I first joined MYDD in 2004, and was an avid geeky follower of Chris Bowers (in fact I thought he ran the site) but as most of you know the site got a very different reputation during the primary war.
Though it's subbed and simplified for a British publication where the Netroots has to be explained as Blogosphere 101, I you might be interested to read it: in short, through an adversity, it's a paeon to the blogosphere and the possibilities of online advocacy and political campaigning
In the fierce urgency of defeating McCain Palin, I don't want to reignite any unnecessary and ancient flame wars, but you might be interested in the following themes such as this disquisition about SNARK:
It may seem puerile, but by then the primaries themselves had descended into farce-partly because the old "made for television" politics no longer worked in the digital age. This is something Armstrong foresaw in Crashing the Gate, arguing that the old Karl Rove-Dick Morris days of mass media campaigns were over...
Saying one thing to one electorate and another thing to another was viable in an age of local radio, television and newspapers. But with Google and YouTube, where every archived interview and campaign speech is just a click away, the contradictions could be burrowed out, held up and shown to be cynical and manipulative.

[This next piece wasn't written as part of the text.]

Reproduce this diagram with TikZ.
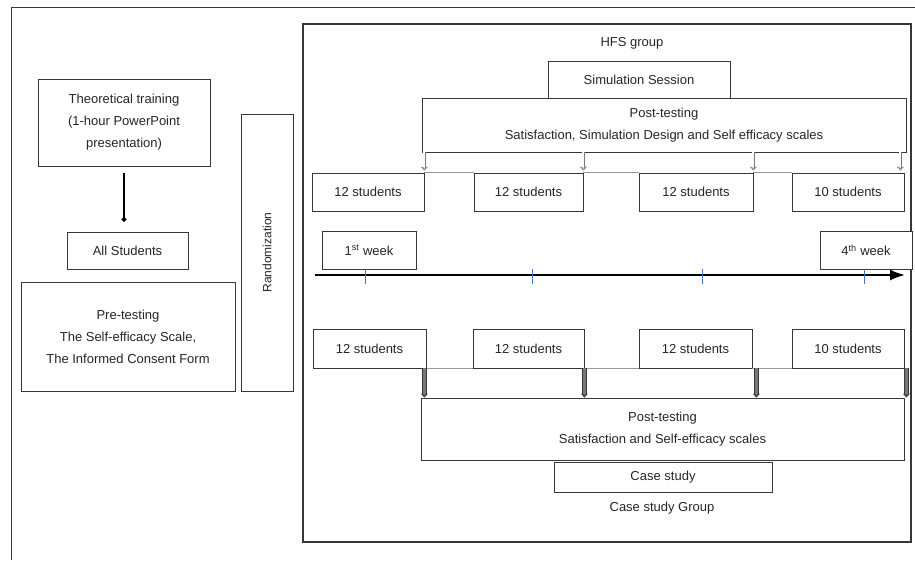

This is to me the other salient issue. Thanks the availability online of sources and stories, we've seen the rise of 'citizen journalists', who have provided many early leads on stories, especially in the vetting of Palin in the last month or so. My guess - my hope - is that it's going to be a lot harder in the future to fix, frame and spin stories without popular support.
I also try to question the structure of blogs and the promise of some kind of collaborative venture:
The paradox of the netroots is that for all their bottom-up inclusiveness, these sites are run by sole proprietors-Armstrong on the pro-Hillary MyDD, Markos on the Obama backing Daily Kos-the rock stars of the liberal blogosphere. The economics of the web means that clickthrough ad revenue, driven by visitor numbers, is the main source of funding. (Based on a rough estimate of traffic and Google ad rates, Daily Kos could be earning almost $1m a year through advertising.) As with early rock stars, the balance between driving up commercial success and retaining authenticity is proving hard to pull off.
The result is an uneasy mix of democratic collectivism and Rupert Murdoch-style autocracy.
But big Kudos to Jerome. Though in some ways, through my bannings and removal of privileges, he is the apparent enemy of the piece, he slightly stunned me, and showed his capacity to take flak, by frontpaging his take on the essay this morning
Its a compelling account, but I've a few inside-baseball quibbles that I'll point out. They don't point out flaws in the article, but just a different point of view (and if there were 10,0000 participants we'd have 10,000 pov's too).
First, I make it a point to distribute a majority of the income from ads on this site to other writers, and after the overhead and platform investment's I make, this has never been a profitable venture that I depend upon for revenue (which is how I'll always keep it too)...
(snip)
Whatever editorial moderation's we attempted here with trying to limit the pile-on gang-ratings failed or at best just caused a meta-uproar. But, like all things, the primary came to and end and we found a way to restore those privileges to everyone that stayed to fight the next battle.